During this time there was a lot of other stuff going on in the background too.  My poor dog started taking seizures.  (We have started her on medication and thankfully it seems to be settling down, but I was beside myself with worry.)  It was a very busy time in work, with budgets, audits and year end all demanding their fair share of my dwindling resources.  Christmas itself is always hectic with shopping and visiting.

I was also trying to get Zumba with Arwen off the ground.  It was hugely frustrating not to be able to give that 100%.  I had planned that over the Christmas break I would be able to learn all new dances and start the year with a bang.  As it turned out, I didn’t dance one step between finishing classes mid December and starting back in early January.  I literally couldn’t.  The first class back was like a near death experience!  I was still on antibiotics and truly thought I would pass out at about the 45 minute mark.  Mercifully, we all got through it, and I am not sure anyone even noticed.  Each class has gotten easier since then, and I have even managed to get a few new numbers into the play list.

In early January, I was approached by a company looking for me to lead a corporate wellness program for their employees.  I had worked with them the previous year and at any other time I would have jumped at the chance.  This time was completely different.  Full disclosure, I did everything I could to get out of it.  Months of illness with no training and comfort eating (more on this in a future post) had left me out of shape.  I am regularly plagued by impostor syndrome, but this time was worse than ever.  I felt like a complete fraud.  Who was I to offer lifestyle advice to other people when I couldn’t even get my own health on track?  I literally had nothing to give.  Or so I thought.

Luckily for me, the organiser of the program is a good friend of mine and she would not take no for an answer.  Between us we managed to come up with a way of running the program to maximise the benefits for the participants, without stressing me out of my mind.  I will be eternally grateful to her for giving me that push.  The lifestyle challenge ended up being a great success and I feel privileged to have been a part of it.  I think it was me who actually got the most out of it.
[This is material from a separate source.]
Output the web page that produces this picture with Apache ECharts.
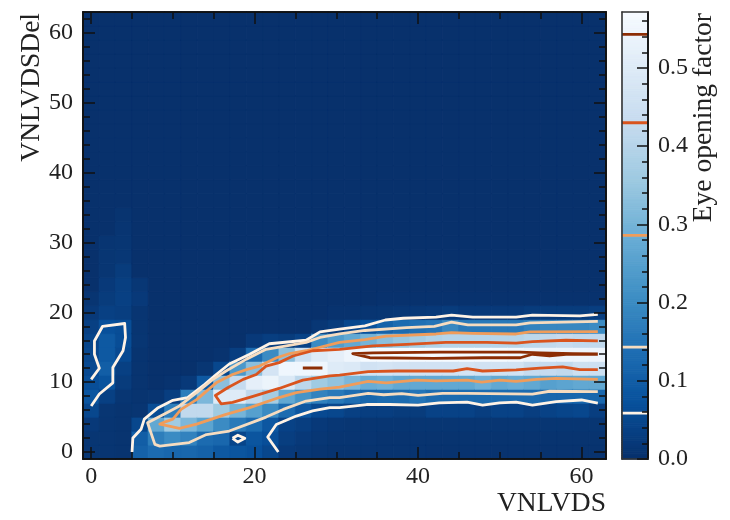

The last couple of weeks, as the days get longer and brighter, I have FINALLY started to feel like myself again.  I am no longer shrouded in darkness.  Once again, I am taking pleasure in preparing healthy food, and taking walks.  My Zumba classes are a huge source of joy in my life and I look forward to them with impatient anticipation.  As I have started to take care of my nutrition and get moving again, naturally my weight has started to come down.  I am confident that I will be back to my fighting weight before long, but I am not putting pressure on myself to get there.

I have learned so much through the long, dark winter.  I will fill you in on all of this and more in the coming weeks.  I am sorry to have been away for so long.  I didn’t feel I had anything to give, and you guys have enough going on in your own lives, without listening to me moaning!

It is definitely true to say that 2018 did not start the way I wanted it to.  I was not where I wanted to be physically, mentally or emotionally.  Part of me feels like the year is already a write off.  But a bigger part of me knows this to be completely false.  I know I shouldn’t need the symbolic turning of the year to reinvigorate me, but in the past it has always served as a source of motivation.  So, I have decided to celebrate Chinese New Year on 16th of February.  It is the Year of the Dog, after all!  My audit is finished and 2017 closed out, so I can finally shift my focus to the year ahead.